- WHAT THE TASK REQUIRES
Carry none of the pictures over; write out the complete data exactly.

- COLLECTED DATA
━━━━

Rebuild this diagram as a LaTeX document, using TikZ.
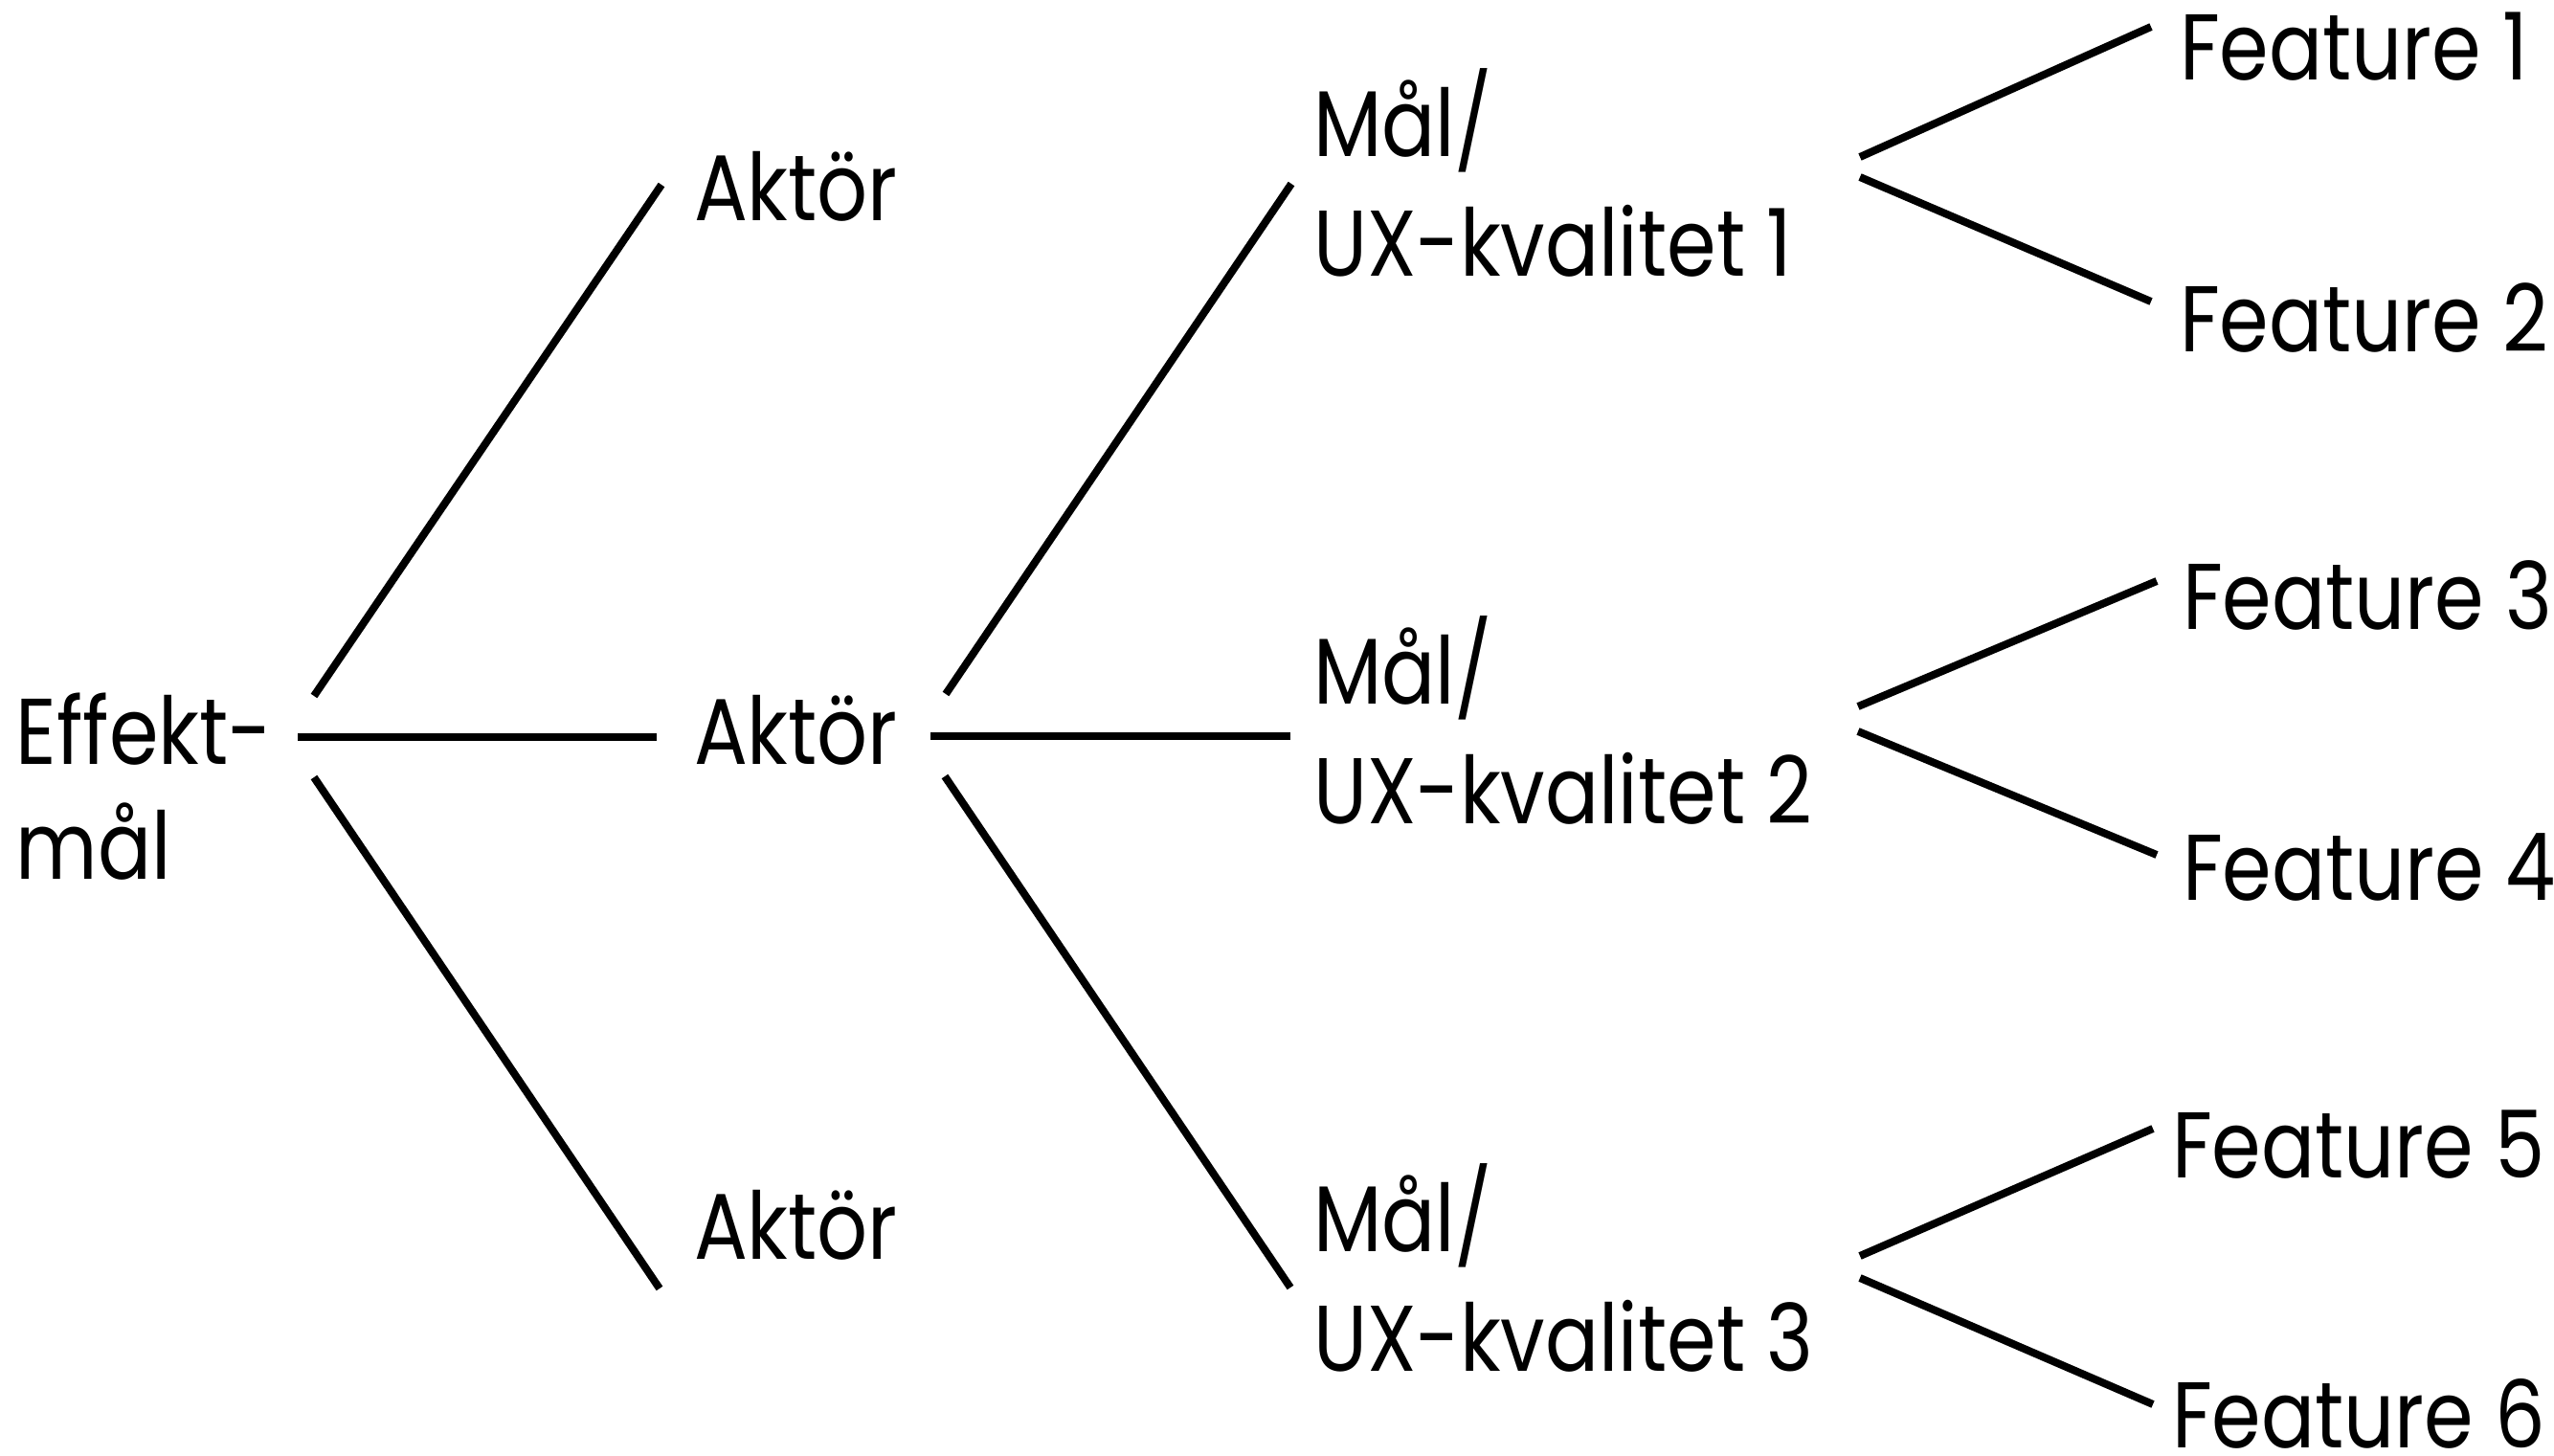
\documentclass[tikz,border=0pt]{standalone}
\usepackage{fontspec}
\setmainfont[FakeStretch=0.85]{Poppins}
\usetikzlibrary{calc}

\tikzset{
  label/.style={anchor=base west, inner sep=0pt, outer sep=0pt, align=left,
    font=\fontsize{48.8}{62.5}\selectfont},
  branch/.style={line width=4pt, line cap=butt},
}

\begin{document}
\begin{tikzpicture}[x=0.5pt, y=-0.5pt]
  % canvas
  \useasboundingbox (0,0) rectangle (2668,1521);

  % root (two lines; base anchor sits on the last line)
  \node[label, font=\fontsize{48.8}{60}\selectfont] (eff) at (17,918) {Effekt-\\mål};

  % actors
  \node[label] (a1) at (725,230)  {Aktör};
  \node[label] (a2) at (725,798)  {Aktör};
  \node[label] (a3) at (725,1315) {Aktör};

  % goals / UX qualities
  \node[label] (m1) at (1372,288)  {Mål/\\UX-kvalitet 1};
  \node[label] (m2) at (1372,860)  {Mål/\\UX-kvalitet 2};
  \node[label] (m3) at (1372,1432) {Mål/\\UX-kvalitet 3};

  % features
  \node[label] (f1) at (2277,83)   {Feature 1};
  \node[label] (f2) at (2277,367)  {Feature 2};
  \node[label] (f3) at (2280,657)  {Feature 3};
  \node[label] (f4) at (2280,940)  {Feature 4};
  \node[label] (f5) at (2269,1230) {Feature 5};
  \node[label] (f6) at (2269,1512) {Feature 6};

  % root -> actors
  \draw[branch] ($(eff.base west)+(311,-191)$) -- ($(a1.base west)+(-34,-37)$);
  \draw[branch] ($(eff.base west)+(294,-148)$) -- ($(a2.base west)+(-39,-28)$);
  \draw[branch] ($(eff.base west)+(311,-106)$) -- ($(a3.base west)+(-36,31)$);

  % middle actor -> goals
  \draw[branch] ($(a2.base west)+(263,-73)$) -- ($(m1.base west)+(-23,-96)$);
  \draw[branch] ($(a2.base west)+(247,-29)$) -- ($(m2.base west)+(-24,-91)$);
  \draw[branch] ($(a2.base west)+(262,13)$)  -- ($(m3.base west)+(-24,-87)$);

  % goals -> features
  \draw[branch] ($(m1.base west)+(571,-124)$) -- ($(f1.base west)+(-30,-55)$);
  \draw[branch] ($(m1.base west)+(571,-103)$) -- ($(f2.base west)+(-30,-52)$);
  \draw[branch] ($(m2.base west)+(569,-122)$) -- ($(f3.base west)+(-27,-50)$);
  \draw[branch] ($(m2.base west)+(569,-96)$)  -- ($(f4.base west)+(-27,-47)$);
  \draw[branch] ($(m3.base west)+(571,-120)$) -- ($(f5.base west)+(-20,-51)$);
  \draw[branch] ($(m3.base west)+(571,-97)$)  -- ($(f6.base west)+(-20,-45)$);
\end{tikzpicture}
\end{document}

━━━━

- FINISHED ANSWER
Rebuild this diagram as a LaTeX document, using TikZ.
\documentclass[tikz,border=0pt]{standalone}
\usepackage{fontspec}
\setmainfont[FakeStretch=0.85]{Poppins}
\usetikzlibrary{calc}

\tikzset{
  label/.style={anchor=base west, inner sep=0pt, outer sep=0pt, align=left,
    font=\fontsize{48.8}{62.5}\selectfont},
  branch/.style={line width=4pt, line cap=butt},
}

\begin{document}
\begin{tikzpicture}[x=0.5pt, y=-0.5pt]
  % canvas
  \useasboundingbox (0,0) rectangle (2668,1521);

  % root (two lines; base anchor sits on the last line)
  \node[label, font=\fontsize{48.8}{60}\selectfont] (eff) at (17,918) {Effekt-\\mål};

  % actors
  \node[label] (a1) at (725,230)  {Aktör};
  \node[label] (a2) at (725,798)  {Aktör};
  \node[label] (a3) at (725,1315) {Aktör};

  % goals / UX qualities
  \node[label] (m1) at (1372,288)  {Mål/\\UX-kvalitet 1};
  \node[label] (m2) at (1372,860)  {Mål/\\UX-kvalitet 2};
  \node[label] (m3) at (1372,1432) {Mål/\\UX-kvalitet 3};

  % features
  \node[label] (f1) at (2277,83)   {Feature 1};
  \node[label] (f2) at (2277,367)  {Feature 2};
  \node[label] (f3) at (2280,657)  {Feature 3};
  \node[label] (f4) at (2280,940)  {Feature 4};
  \node[label] (f5) at (2269,1230) {Feature 5};
  \node[label] (f6) at (2269,1512) {Feature 6};

  % root -> actors
  \draw[branch] ($(eff.base west)+(311,-191)$) -- ($(a1.base west)+(-34,-37)$);
  \draw[branch] ($(eff.base west)+(294,-148)$) -- ($(a2.base west)+(-39,-28)$);
  \draw[branch] ($(eff.base west)+(311,-106)$) -- ($(a3.base west)+(-36,31)$);

  % middle actor -> goals
  \draw[branch] ($(a2.base west)+(263,-73)$) -- ($(m1.base west)+(-23,-96)$);
  \draw[branch] ($(a2.base west)+(247,-29)$) -- ($(m2.base west)+(-24,-91)$);
  \draw[branch] ($(a2.base west)+(262,13)$)  -- ($(m3.base west)+(-24,-87)$);

  % goals -> features
  \draw[branch] ($(m1.base west)+(571,-124)$) -- ($(f1.base west)+(-30,-55)$);
  \draw[branch] ($(m1.base west)+(571,-103)$) -- ($(f2.base west)+(-30,-52)$);
  \draw[branch] ($(m2.base west)+(569,-122)$) -- ($(f3.base west)+(-27,-50)$);
  \draw[branch] ($(m2.base west)+(569,-96)$)  -- ($(f4.base west)+(-27,-47)$);
  \draw[branch] ($(m3.base west)+(571,-120)$) -- ($(f5.base west)+(-20,-51)$);
  \draw[branch] ($(m3.base west)+(571,-97)$)  -- ($(f6.base west)+(-20,-45)$);
\end{tikzpicture}
\end{document}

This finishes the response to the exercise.